Que signifie être militaire aujourd'hui ? C'est une question difficile. Pour y répondre, je vais laisser parler mes jeunes soldats : ils me disent que les Français n'accepteraient pas d'être mieux protégés à Gao qu'à Paris ! Ce raccourci résume l'évolution récente imposée au militaire d'aujourd'hui. Mais, dans le fond, il s'agit toujours de défendre ce que nous avons de plus cher, au plus loin et au plus près.

Nos soldats se sont engagés pour servir la France et protéger les Français. Ils estiment assez naturellement que, si la menace se situe à Paris, il n'est pas anormal pour eux de s'y trouver. Un soldat reste bien entendu un soldat au sens où nous l'entendons depuis vingt ans. Il assure aussi la défense des Français en combattant au loin au Mali, comme il l'a fait pendant plusieurs années en Afghanistan. Il faut donc rester en mesure de remplir toute la palette des missions, de la protection à la coercition par la manoeuvre interarmes. Le soldat doit être capable de tout faire pour assurer notre défense.

Une armée de terre à deux vitesses n'est pas souhaitable, et je pense que nos soldats ne souhaitent pas non plus être des soldats à deux vitesses.

Quant aux plans de carrière contrariés par les effets des réductions d'effectifs, je voudrais dire que l'armée de terre, comme les autres, a dû dans ce domaine déployer tous ses efforts pour accompagner humainement les trop nombreux départs. Avec un certain succès, d'ailleurs, car nous réussissons à susciter des départ volontaires et à les encourager par des mesures incitatives, nous refusant à les contraindre. Je suis attaché à maintenir cette politique d'accompagnement, qu'il nous faudra poursuivre en raison des objectifs de dépyramidage et de contingentement par grades qui nous imposent de réduire les effectifs dans les hauts de pyramide.

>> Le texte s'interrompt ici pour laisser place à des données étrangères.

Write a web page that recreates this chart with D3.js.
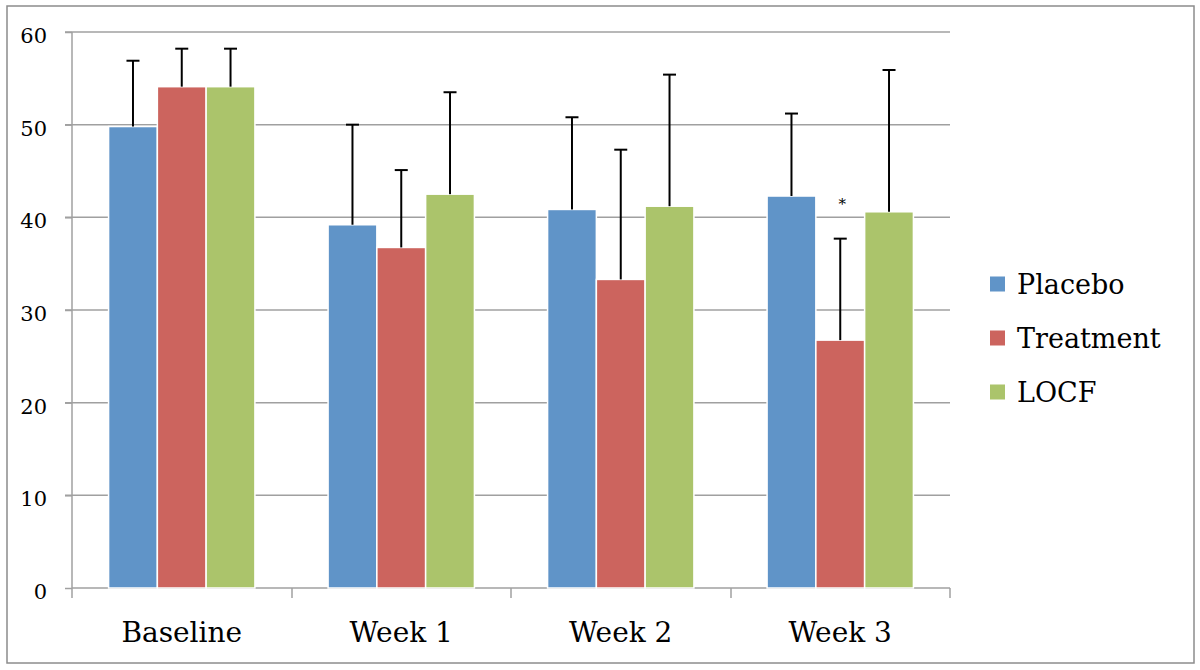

S'agissant de la remontée des effectifs de la force opérationnelle terrestre, nous n'avons pas aujourd'hui une vision assez claire de ses effets. Plusieurs annonces successives ont eu lieu, mais le Président de la République n'a pas encore décidé. Nous sentons toutefois que c'est une tendance qui s'affirme. Elle s'appliquera dans les régiments en portant sur le recrutement initial des engagés volontaires, des sous-officiers et des officiers pour élargir la base.

La question est forcément bénéfique pour le moral. Les militaires disposent d'un nouveau modèle et savent que le scénario est plutôt celui d'une remontée en puissance que d'une compression. Ils savent que nous sommes attachés au régiment : 75 % de l'horizon des soldats est constitué par le régiment. Ils sont donc rassurés.

En revanche, ceux qui pensaient partir s'interrogent. Va-t-on encore les y autoriser l'année prochaine ? L'effet induit a lieu à contretemps...

Pour ce qui est de Louvois, celui-ci est à peu près maîtrisé même si ses effets négatifs perdurent. Je ne vous cache pas que le logiciel continue à bugger, mais on l'a entouré d'une interface homme-machine efficace.